‘& Juliet’ Conjures New Meanings for the Term Shakespearean Tragedy

The waste of talent onstage is the genuine tragedy in this production. The audience members at a recent preview were plainly there mostly to hear their favorite pop singles reproduced.

Matthew Murphy
Lorna Courtney and the cast of ‘& Juliet.’ Matthew Murphy

Roll over, Shakespeare, and tell Leonard Bernstein the news: “Romeo and Juliet,” the tragedy that inspired one of musical theater’s greatest works in “West Side Story,” has been adapted again — this time into a jukebox musical with a score assembled for aging millennials and a story directed squarely at Generation Z. The result, I’m duty-bound to report, is not pretty.

“& Juliet” teams Max Martin — the Swedish songwriter and producer responsible, with assorted collaborators, for some of the most high-carb pop of the past 25 years — with the playwright and screenwriter David West Read, best known for his Emmy Award-winning work on “Schitt’s Creek.” As is often the case in these outings, Mr. Read’s libretto serves primarily to thread together the songs, which include hits by Britney Spears, the Backstreet Boys, Katy Perry, Kelly Clarkson, and the Weeknd.

Yet Mr. Read and director Luke Sheppard also seem to have a message — something to do with female empowerment and intersectional sensitivity, I think, though the book is so flat-out goofy and full of contradictions that I had trouble making any sense of it. 

Structured as a musical within a musical, “& Juliet” finds William Shakespeare rewriting his tale of star-crossed lovers under pressure from his wife, Anne Hathaway, who convinces the Bard to enlist her as co-author. Anne’s notion is that Juliet shouldn’t kill herself after discovering that Romeo is dead. 

“It seems like she’s got her whole life ahead of her; she’s only had one boyfriend,” Mrs. Shakespeare reasons. “You expect me to change my whole play?” her husband huffs, to which she responds, “Well, it all depends, William. Are you a strong enough man to write a stronger woman?”

That stronger woman turns out to be a lass whose idea of seeing the world is going clubbing in Paris with her non-binary best friend, May, and another buddy, April, a character created and played by Anne when she decides she wants to act as well. April remains dissatisfied, though, whining that her spouse doesn’t spend enough time at home, only to be appeased when he assures her that she’s his greatest source of inspiration.

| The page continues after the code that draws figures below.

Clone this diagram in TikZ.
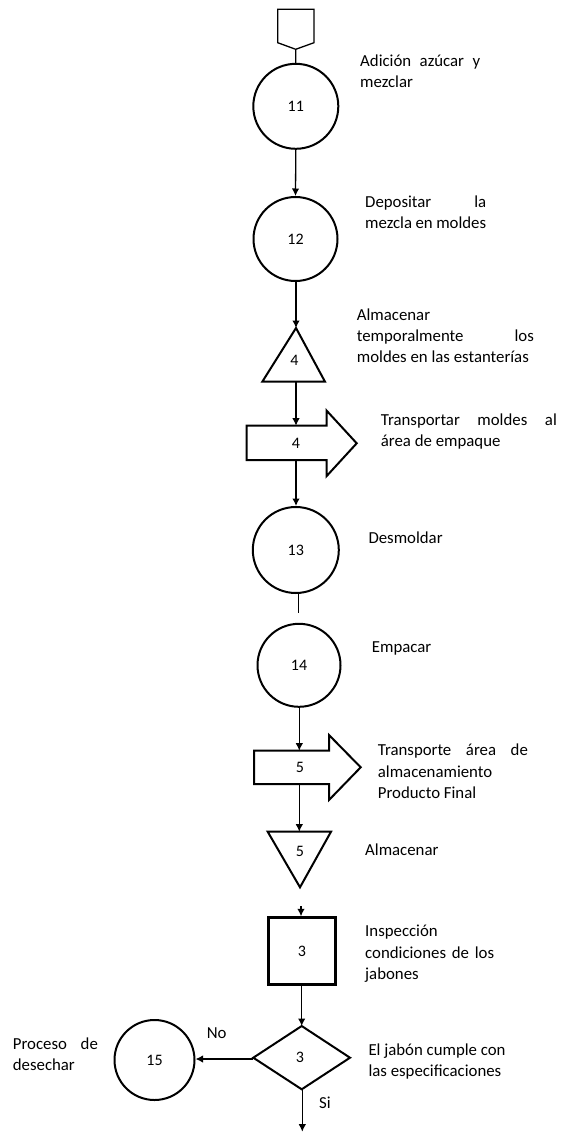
\documentclass[tikz,border=0pt]{standalone}
\usepackage{fontspec}
\setmainfont{Carlito}
\usetikzlibrary{arrows.meta}
\newcommand{\txtfont}{\fontsize{16.8}{21.3}\selectfont}
\newcommand{\numfont}{\fontsize{16}{19}\selectfont}
\begin{document}
\begin{tikzpicture}[x=1pt,y=-1pt,
  proc/.style={circle,draw,line width=2pt,minimum size=#1,inner sep=0pt,font=\numfont},
  outline/.style={draw,line width=2pt,line join=miter},
  conn/.style={line width=1.3pt},
  arr/.style={conn,-{Latex[length=7.5pt,width=7.5pt]}},
  lbl/.style={anchor=base west,inner sep=0pt,font=\txtfont},
  numlbl/.style={inner sep=0pt,font=\numfont},
  small/.style={inner sep=0pt,font=\txtfont}]
\useasboundingbox (0,0) rectangle (561,1132);

% off-page connector
\draw[line width=1.3pt,line join=miter] (277.7,9.3) -- (314,9.3) -- (314,42.7) -- (295.7,49.3) -- (277.7,42.7) -- cycle;
\coordinate (pent) at (295.7,49.3);

% operations
\node[proc=85] (c11) at (295.8,106.3) {11};
\node[proc=84] (c12) at (295.5,239) {12};
\node[proc=86] (c13) at (295.8,550) {13};
\node[proc=83] (c14) at (299,665.3) {14};
\node[proc=80] (c15) at (154.5,1060) {15};

% storage triangle 4 (up)
\draw[outline] (296,328) -- (325,381.7) -- (262.3,381.7) -- cycle;
\coordinate (t4top) at (296,328);
\coordinate (t4bot) at (296,381.7);
\node[numlbl] (n4a) at (294.5,360) {4};

% transport arrow 4
\draw[outline] (246.7,425.7) -- (326.7,425.7) -- (326.7,410.7) -- (356.7,443.3) -- (326.7,476) -- (326.7,460) -- (246.7,460) -- cycle;
\coordinate (a4top) at (296,425.7);
\coordinate (a4bot) at (296,460);
\node[numlbl] (n4b) at (296,443) {4};

% transport arrow 5
\draw[outline] (254,750.7) -- (329,750.7) -- (329,735) -- (360.7,767.3) -- (329,800) -- (329,784) -- (254,784) -- cycle;
\coordinate (a5top) at (299.3,750.7);
\coordinate (a5bot) at (299.3,784);
\node[numlbl] (n5a) at (300,767.3) {5};

% storage triangle 5 (down)
\draw[outline] (267.7,831.7) -- (331,831.7) -- (300,887.3) -- cycle;
\coordinate (t5top) at (299.3,831.7);
\node[numlbl] (n5b) at (300,851.7) {5};

% inspection box
\node[draw,line width=2.8pt,minimum width=67.4pt,minimum height=66.6pt,inner sep=0pt,font=\numfont] (b3) at (302,951) {3};
\coordinate (b3in) at (301,906);

% decision diamond
\draw[outline] (301.7,1026) -- (350,1057.7) -- (301.7,1089.3) -- (253.3,1057.7) -- cycle;
\coordinate (dtop) at (301.7,1026);
\coordinate (dleft) at (253.3,1059);
\coordinate (dbot) at (302.3,1089.3);
\coordinate (dend) at (302.3,1131.7);
\node[numlbl] (n3b) at (300,1057.7) {3};

% connectors
\draw[conn] (pent) -- (c11.north);
\draw[arr] (c11.south) -- (c12.north);
\draw[arr] (c12.south -| t4top) -- (t4top);
\draw[arr] (t4bot) -- (a4top);
\draw[arr] (a4bot) -- (c13.north -| a4bot);
\coordinate (stub) at (298.3,612.7);
\draw[conn] (c13.south -| stub) -- (stub);
\draw[arr] (c14.south -| a5top) -- (a5top);
\draw[arr] (a5bot) -- (t5top);
\draw[arr] (b3in) -- (b3.north -| b3in);
\draw[arr] (b3.south -| dtop) -- (dtop);
\draw[arr] (dleft) -- (c15.east |- dleft);
\draw[arr] (dbot) -- (dend);

\node[small] (no) at (216.7,1033.3) {No};
\node[small] (si) at (325,1102.3) {Si};

% descriptions
\node[lbl] (d11) at (360,66.7) {\parbox[t]{120pt}{\makebox[120pt][s]{Adición azúcar y}\\mezclar}};
\node[lbl] (d12) at (365,207) {\parbox[t]{121pt}{\makebox[121pt][s]{Depositar la}\\mezcla en moldes}};
\node[lbl] (d4a) at (356.7,320) {\parbox[t]{177pt}{Almacenar\\\makebox[177pt][s]{temporalmente los}\\moldes en las estanterías}};
\node[lbl] (d4b) at (380.7,425) {\parbox[t]{176pt}{\makebox[176pt][s]{Transportar moldes al}\\área de empaque}};
\node[lbl] (d13) at (368.3,543.5) {Desmoldar};
\node[lbl] (d14) at (371.7,652.3) {Empacar};
\node[lbl] (d5a) at (377.7,755.7) {\parbox[t]{150pt}{\makebox[150pt][s]{Transporte área de}\\almacenamiento\\Producto Final}};
\node[lbl] (d5b) at (365,855.7) {Almacenar};
\node[lbl] (d3a) at (365,936.7) {\parbox[t]{129pt}{Inspección\\\makebox[129pt][s]{condiciones de los}\\jabones}};
\node[lbl] (d3b) at (368.3,1055) {\parbox[t]{160pt}{El jabón cumple con\\las especificaciones}};
\node[lbl] (d15) at (12.7,1049.3) {\parbox[t]{85pt}{\makebox[85pt][s]{Proceso de}\\desechar}};
\end{tikzpicture}
\end{document}
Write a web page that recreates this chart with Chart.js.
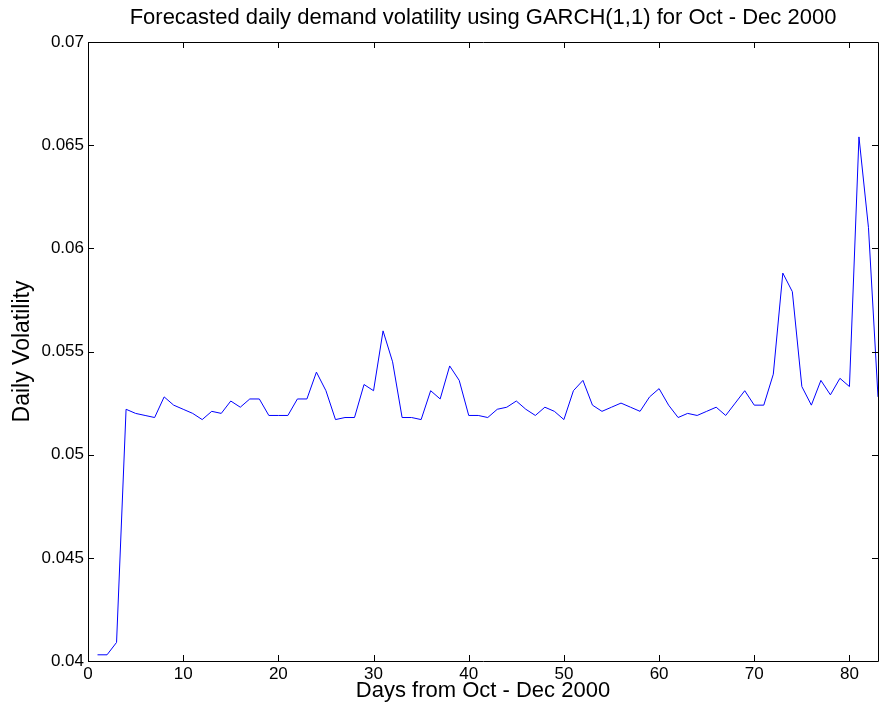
<!DOCTYPE html>
<html>
<head>
<meta charset="utf-8">
<title>GARCH(1,1) volatility forecast</title>
<script src="https://cdn.jsdelivr.net/npm/chart.js@4/dist/chart.umd.min.js"></script>
<style>
  html, body { margin: 0; padding: 0; background: #fff; }
  #wrap { width: 886px; height: 707px; position: relative; }
</style>
</head>
<body>
<div id="wrap"><canvas id="chart"></canvas></div>
<script>
// Day index (x) and forecasted volatility (y)
const days = [
  1, 2, 3, 4, 5, 6, 7, 8, 9, 10,
  11, 12, 13, 14, 15, 16, 17, 18, 19, 20,
  21, 22, 23, 24, 25, 26, 27, 28, 29, 30,
  31, 32, 33, 34, 35, 36, 37, 38, 39, 40,
  41, 42, 43, 44, 45, 46, 47, 48, 49, 50,
  51, 52, 53, 54, 55, 56, 57, 58, 59, 60,
  61, 62, 63, 64, 65, 66, 67, 68, 69, 70,
  71, 72, 73, 74, 75, 76, 77, 78, 79, 80,
  81, 82, 83
];
const volatility = [
  0.0403, 0.0403, 0.0409, 0.0522, 0.0520, 0.0519, 0.0518, 0.0528, 0.0524, 0.0522,
  0.0520, 0.0517, 0.0521, 0.0520, 0.0526, 0.0523, 0.0527, 0.0527, 0.0519, 0.0519,
  0.0519, 0.0527, 0.0527, 0.0540, 0.0531, 0.0517, 0.0518, 0.0518, 0.0534, 0.0531,
  0.0560, 0.0545, 0.0518, 0.0518, 0.0517, 0.0531, 0.0527, 0.0543, 0.0536, 0.0519,
  0.0519, 0.0518, 0.0522, 0.0523, 0.0526, 0.0522, 0.0519, 0.0523, 0.0521, 0.0517,
  0.0531, 0.0536, 0.0524, 0.0521, 0.0523, 0.0525, 0.0523, 0.0521, 0.0528, 0.0532,
  0.0524, 0.0518, 0.0520, 0.0519, 0.0521, 0.0523, 0.0519, 0.0525, 0.0531, 0.0524,
  0.0524, 0.0539, 0.0588, 0.0579, 0.0533, 0.0524, 0.0536, 0.0529, 0.0537, 0.0533,
  0.0654, 0.0610, 0.0528
];
const xTicks = [0, 10, 20, 30, 40, 50, 60, 70, 80];
const yTicks = [0.04, 0.045, 0.05, 0.055, 0.06, 0.065, 0.07];

const FONT = '"Liberation Sans", Arial, Helvetica, sans-serif';

// MATLAB style box with inward ticks on all four sides
const boxTicks = {
  id: 'boxTicks',
  afterDraw(chart) {
    const ctx = chart.ctx;
    const a = chart.chartArea;
    const xs = chart.scales.x, ys = chart.scales.y;
    const len = 6;
    ctx.save();
    ctx.strokeStyle = '#000';
    ctx.lineWidth = 1;
    ctx.beginPath();
    ctx.rect(Math.round(a.left) + 0.5, Math.round(a.top) + 0.5,
             Math.round(a.right - a.left), Math.round(a.bottom - a.top));
    xTicks.forEach(function (v) {
      const px = Math.round(xs.getPixelForValue(v)) + 0.5;
      ctx.moveTo(px, a.bottom); ctx.lineTo(px, a.bottom - len);
      ctx.moveTo(px, a.top); ctx.lineTo(px, a.top + len);
    });
    yTicks.forEach(function (v) {
      const py = Math.round(ys.getPixelForValue(v)) + 0.5;
      ctx.moveTo(a.left, py); ctx.lineTo(a.left + len, py);
      ctx.moveTo(a.right, py); ctx.lineTo(a.right - len, py);
    });
    ctx.stroke();
    ctx.restore();
  }
};

new Chart(document.getElementById('chart'), {
  type: 'scatter',
  data: {
    datasets: [{
      label: 'Daily volatility',
      data: days.map(function (d, i) { return { x: d, y: volatility[i] }; }),
      showLine: true,
      borderColor: '#0000ff',
      borderWidth: 1,
      pointRadius: 0,
      tension: 0
    }]
  },
  options: {
    responsive: true,
    maintainAspectRatio: false,
    animation: false,
    layout: { padding: { top: 0, right: 8, bottom: 0, left: 8 } },
    plugins: {
      legend: { display: false },
      tooltip: { enabled: false },
      title: {
        display: true,
        fullSize: false,
        text: 'Forecasted daily demand volatility using GARCH(1,1) for Oct - Dec 2000',
        color: '#000',
        font: { family: FONT, size: 22, weight: 'normal' },
        padding: { top: 5, bottom: 10.6 }
      }
    },
    scales: {
      x: {
        type: 'linear',
        min: 0,
        max: 83,
        afterBuildTicks: function (s) { s.ticks = xTicks.map(function (v) { return { value: v }; }); },
        afterFit: function (s) { s.height = 46; },
        grid: { display: false, drawTicks: false },
        border: { display: false },
        ticks: {
          color: '#000',
          padding: 3,
          maxRotation: 0,
          font: { family: FONT, size: 17 }
        },
        title: {
          display: true,
          text: 'Days from Oct - Dec 2000',
          color: '#000',
          font: { family: FONT, size: 22 },
          padding: { top: 0, bottom: 3 }
        }
      },
      y: {
        type: 'linear',
        min: 0.04,
        max: 0.07,
        afterBuildTicks: function (s) { s.ticks = yTicks.map(function (v) { return { value: v }; }); },
        afterFit: function (s) { s.width = 80; },
        grid: { display: false, drawTicks: false },
        border: { display: false },
        ticks: {
          color: '#000',
          padding: 4,
          font: { family: FONT, size: 17 },
          callback: function (v) { return String(parseFloat(v.toFixed(3))); }
        },
        title: {
          display: true,
          text: 'Daily Volatility',
          color: '#000',
          font: { family: FONT, size: 23 },
          padding: { top: 1, bottom: 0 }
        }
      }
    }
  },
  plugins: [boxTicks]
});
</script>
</body>
</html>
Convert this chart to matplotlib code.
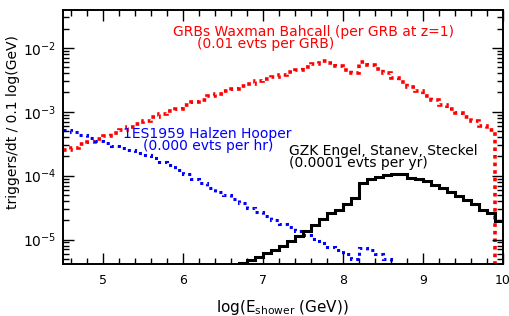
import matplotlib
matplotlib.use('Agg')
import matplotlib.pyplot as plt
import matplotlib.ticker as mticker
import numpy as np

plt.rcParams['font.family'] = ['DejaVu Sans']
plt.rcParams['mathtext.fontset'] = 'dejavusans'

# bin edges of log(E_shower / GeV), 0.1 wide
edges = np.round(np.arange(4.5, 10.0001, 0.1), 2)

# log10(triggers/dt) per bin, nan = empty bin
grb_log = [-3.60, -3.56, -3.51, -3.47, -3.43, -3.38, -3.34, -3.29, -3.24, -3.19,
           -3.14, -3.09, -3.04, -2.99, -2.95, -2.90, -2.85, -2.81, -2.76, -2.72,
           -2.68, -2.64, -2.60, -2.56, -2.52, -2.49, -2.45, -2.42, -2.38, -2.34,
           -2.30, -2.26, -2.21, -2.24, -2.29, -2.34, -2.40, -2.22, -2.27, -2.33,
           -2.40, -2.47, -2.54, -2.61, -2.68, -2.75, -2.82, -2.89, -2.95, -3.02,
           -3.09, -3.15, -3.22, -3.29, np.nan]
es1959_log = [-3.28, -3.32, -3.37, -3.41, -3.45, -3.49, -3.53, -3.57, -3.60, -3.64,
              -3.68, -3.73, -3.78, -3.84, -3.91, -3.98, -4.05, -4.12, -4.19, -4.25,
              -4.31, -4.37, -4.43, -4.50, -4.57, -4.63, -4.69, -4.75, -4.81, -4.87,
              -4.93, -4.99, -5.05, -5.11, -5.17, -5.22, -5.30, -5.13, -5.16, -5.22,
              -5.30, -5.38, np.nan, np.nan, np.nan, np.nan, np.nan, np.nan, np.nan, np.nan,
              np.nan, np.nan, np.nan, np.nan, np.nan]
gzk_log = [np.nan] * 22 + [
    -5.36, -5.32, -5.28, -5.21, -5.16, -5.10, -5.02, -4.94, -4.86, -4.77,
    -4.68, -4.59, -4.53, -4.45, -4.35, -4.11, -4.06, -4.02, -3.99, -3.97,
    -3.97, -4.03, -4.06, -4.09, -4.15, -4.20, -4.26, -4.32, -4.38, -4.45,
    -4.53, -4.59, -4.71]


def to_rate(logs):
    logs = np.array(logs, dtype=float)
    return np.where(np.isnan(logs), 1e-9, 10.0 ** logs)


fig = plt.figure(figsize=(5.10, 3.16), dpi=100)
ax = fig.add_axes([0.1235, 0.165, 0.8625, 0.803])

ax.stairs(to_rate(grb_log), edges, color='#ff0000', lw=2.6, ls=(0, (1, 1.1)), baseline=None)
ax.stairs(to_rate(es1959_log), edges, color='#0000ff', lw=2.2, ls=(0, (1, 1.3)), baseline=None)
ax.stairs(to_rate(gzk_log), edges, color='black', lw=2.2, baseline=None)

ax.set_yscale('log')
ax.set_xlim(4.5, 10)
ax.set_ylim(10 ** -5.38, 10 ** -1.41)

ax.xaxis.set_major_locator(mticker.MultipleLocator(1))
ax.xaxis.set_minor_locator(mticker.MultipleLocator(0.2))
ax.yaxis.set_major_locator(mticker.LogLocator(base=10))
ax.yaxis.set_minor_locator(mticker.LogLocator(base=10, subs=np.arange(2, 10)))
ax.yaxis.set_minor_formatter(mticker.NullFormatter())
ax.tick_params(which='both', direction='in', top=True, right=True)
ax.tick_params(axis='x', labelsize=9, pad=7)
ax.tick_params(axis='y', labelsize=10, pad=5)
ax.tick_params(which='major', length=8, width=1)
ax.tick_params(which='minor', length=4, width=1)
for s in ax.spines.values():
    s.set_linewidth(1.4)

ax.set_xlabel(r'log(E$_{\mathrm{shower}}$ (GeV))', fontsize=11, labelpad=8)
ax.set_ylabel('triggers/dt / 0.1 log(GeV)', fontsize=10)
ax.yaxis.set_label_coords(-0.097, 0.56)

note = dict(fontsize=10, va='baseline')
ax.text(5.88, 10 ** -1.817, 'GRBs Waxman Bahcall (per GRB at z=1)', color='#ff0000', **note)
ax.text(6.18, 10 ** -2.01, '(0.01 evts per GRB)', color='#ff0000', **note)
ax.text(5.25, 10 ** -3.416, '1ES1959 Halzen Hooper', color='#0000ff', **note)
ax.text(5.50, 10 ** -3.60, '(0.000 evts per hr)', color='#0000ff', **note)
ax.text(7.32, 10 ** -3.677, 'GZK Engel, Stanev, Steckel', color='black', **note)
ax.text(7.32, 10 ** -3.86, '(0.0001 evts per yr)', color='black', **note)

fig.savefig('out.png', dpi=100)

So, what is the feminist moral here? That a woman can play no greater role than that of a muse? That the most influential writer in the history of the English language should have spent more time doting on his wife?

It doesn’t really matter, of course; however energetically the audience members at a recent preview cheered on Mr. Read’s girl-power platitudes, they were plainly there to hear their favorite pop singles reproduced. The design, from Howard Hudson’s garish lighting to Gareth Owen’s pumped-up sound, readily accommodates this agenda by evoking a pop concert, replete with multi-colored bursts of smoke.

The matching of songs to plot points can seem mildly clever, arbitrary, or ludicrous. Lorna Courtney’s plucky Juliet, declaring her love for Romeo — before discovering that he was a cad — must infuse the frothy favorite “…Baby One More Time” with a sober bombast worthy of “Don’t Cry For Me, Argentina.” As May, Justin David Sullivan sings another early hit for Ms. Spears, a pining ballad with the refrain, “I’m not a girl/Not yet a woman,” leading us to wonder whether the character is planning to transition in a few years, or perhaps Mr. Martin simply couldn’t locate a lyric listing two or more genders as options.

There is genuine tragedy in “& Juliet,” and that’s the waste of talent onstage. The cast includes, in addition to other gifted youngsters, a trio of veterans who deserve so much better. “Kinky Boots” alumnus Stark Sands is saddled with playing Shakespeare as a clueless white guy, while Betsy Wolfe, a charming lead and supporting actress in numerous musical productions over the past 15 years, gamely delivers lines that suggest nagging more often than feistiness. 

The most flagrant injustice involves Paulo Szot, the operatic baritone who earned a Tony Award in 2008 for his dashing star turn in Lincoln Center Theater’s sublime revival of “South Pacific.” In “& Juliet,” Mr. Szot essentially plays a parody of that role, a macho buffoon — the father of a prince who ends up torn between Juliet and May — whose glorious voice, applied to the pop fluff here, is reduced to a joke. Let’s hope that he, and the others, are getting paid really, really well.